[begin Data extract]

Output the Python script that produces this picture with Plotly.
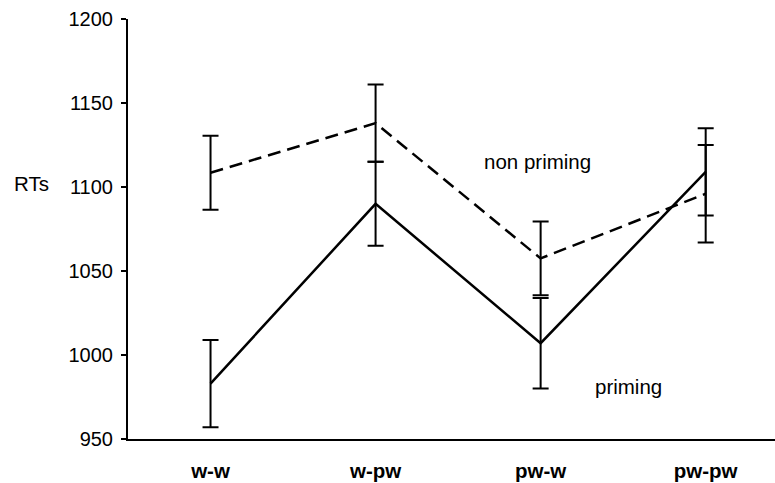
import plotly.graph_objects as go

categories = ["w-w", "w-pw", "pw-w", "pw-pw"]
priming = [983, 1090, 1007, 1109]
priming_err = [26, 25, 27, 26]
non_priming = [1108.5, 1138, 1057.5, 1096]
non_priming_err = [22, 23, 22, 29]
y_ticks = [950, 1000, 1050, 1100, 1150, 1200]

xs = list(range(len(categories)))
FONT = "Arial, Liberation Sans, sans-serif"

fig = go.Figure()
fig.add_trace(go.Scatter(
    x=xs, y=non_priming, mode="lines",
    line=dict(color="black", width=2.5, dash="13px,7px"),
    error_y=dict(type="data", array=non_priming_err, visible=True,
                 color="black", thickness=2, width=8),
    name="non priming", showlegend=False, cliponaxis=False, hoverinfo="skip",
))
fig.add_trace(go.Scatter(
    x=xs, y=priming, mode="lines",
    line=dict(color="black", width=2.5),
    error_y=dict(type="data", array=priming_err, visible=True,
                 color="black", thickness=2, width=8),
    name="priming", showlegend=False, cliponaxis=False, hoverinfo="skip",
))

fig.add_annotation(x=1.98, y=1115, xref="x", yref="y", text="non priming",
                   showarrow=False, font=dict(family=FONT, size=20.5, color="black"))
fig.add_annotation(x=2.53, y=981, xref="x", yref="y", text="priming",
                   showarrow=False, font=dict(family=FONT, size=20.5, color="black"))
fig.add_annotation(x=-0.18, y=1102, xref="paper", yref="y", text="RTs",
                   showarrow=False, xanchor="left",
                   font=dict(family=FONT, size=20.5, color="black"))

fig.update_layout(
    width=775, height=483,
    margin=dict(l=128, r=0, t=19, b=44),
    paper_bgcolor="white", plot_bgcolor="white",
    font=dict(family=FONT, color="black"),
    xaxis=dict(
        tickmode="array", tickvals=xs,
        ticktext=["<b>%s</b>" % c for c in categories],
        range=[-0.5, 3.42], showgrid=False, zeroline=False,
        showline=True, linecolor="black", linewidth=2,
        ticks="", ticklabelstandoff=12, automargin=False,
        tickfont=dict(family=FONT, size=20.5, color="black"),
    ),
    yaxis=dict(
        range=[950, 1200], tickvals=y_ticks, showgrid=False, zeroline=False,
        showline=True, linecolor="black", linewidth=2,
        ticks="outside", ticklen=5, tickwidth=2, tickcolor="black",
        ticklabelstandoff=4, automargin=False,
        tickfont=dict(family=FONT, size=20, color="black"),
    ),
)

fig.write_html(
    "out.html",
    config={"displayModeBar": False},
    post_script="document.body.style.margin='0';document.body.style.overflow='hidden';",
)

[end Data extract]

Aim: Each line of the material must be retyped exactly, except that images are omitted.

Task result:
Output the Python script that produces this picture with Plotly.
import plotly.graph_objects as go

categories = ["w-w", "w-pw", "pw-w", "pw-pw"]
priming = [983, 1090, 1007, 1109]
priming_err = [26, 25, 27, 26]
non_priming = [1108.5, 1138, 1057.5, 1096]
non_priming_err = [22, 23, 22, 29]
y_ticks = [950, 1000, 1050, 1100, 1150, 1200]

xs = list(range(len(categories)))
FONT = "Arial, Liberation Sans, sans-serif"

fig = go.Figure()
fig.add_trace(go.Scatter(
    x=xs, y=non_priming, mode="lines",
    line=dict(color="black", width=2.5, dash="13px,7px"),
    error_y=dict(type="data", array=non_priming_err, visible=True,
                 color="black", thickness=2, width=8),
    name="non priming", showlegend=False, cliponaxis=False, hoverinfo="skip",
))
fig.add_trace(go.Scatter(
    x=xs, y=priming, mode="lines",
    line=dict(color="black", width=2.5),
    error_y=dict(type="data", array=priming_err, visible=True,
                 color="black", thickness=2, width=8),
    name="priming", showlegend=False, cliponaxis=False, hoverinfo="skip",
))

fig.add_annotation(x=1.98, y=1115, xref="x", yref="y", text="non priming",
                   showarrow=False, font=dict(family=FONT, size=20.5, color="black"))
fig.add_annotation(x=2.53, y=981, xref="x", yref="y", text="priming",
                   showarrow=False, font=dict(family=FONT, size=20.5, color="black"))
fig.add_annotation(x=-0.18, y=1102, xref="paper", yref="y", text="RTs",
                   showarrow=False, xanchor="left",
                   font=dict(family=FONT, size=20.5, color="black"))

fig.update_layout(
    width=775, height=483,
    margin=dict(l=128, r=0, t=19, b=44),
    paper_bgcolor="white", plot_bgcolor="white",
    font=dict(family=FONT, color="black"),
    xaxis=dict(
        tickmode="array", tickvals=xs,
        ticktext=["<b>%s</b>" % c for c in categories],
        range=[-0.5, 3.42], showgrid=False, zeroline=False,
        showline=True, linecolor="black", linewidth=2,
        ticks="", ticklabelstandoff=12, automargin=False,
        tickfont=dict(family=FONT, size=20.5, color="black"),
    ),
    yaxis=dict(
        range=[950, 1200], tickvals=y_ticks, showgrid=False, zeroline=False,
        showline=True, linecolor="black", linewidth=2,
        ticks="outside", ticklen=5, tickwidth=2, tickcolor="black",
        ticklabelstandoff=4, automargin=False,
        tickfont=dict(family=FONT, size=20, color="black"),
    ),
)

fig.write_html(
    "out.html",
    config={"displayModeBar": False},
    post_script="document.body.style.margin='0';document.body.style.overflow='hidden';",
)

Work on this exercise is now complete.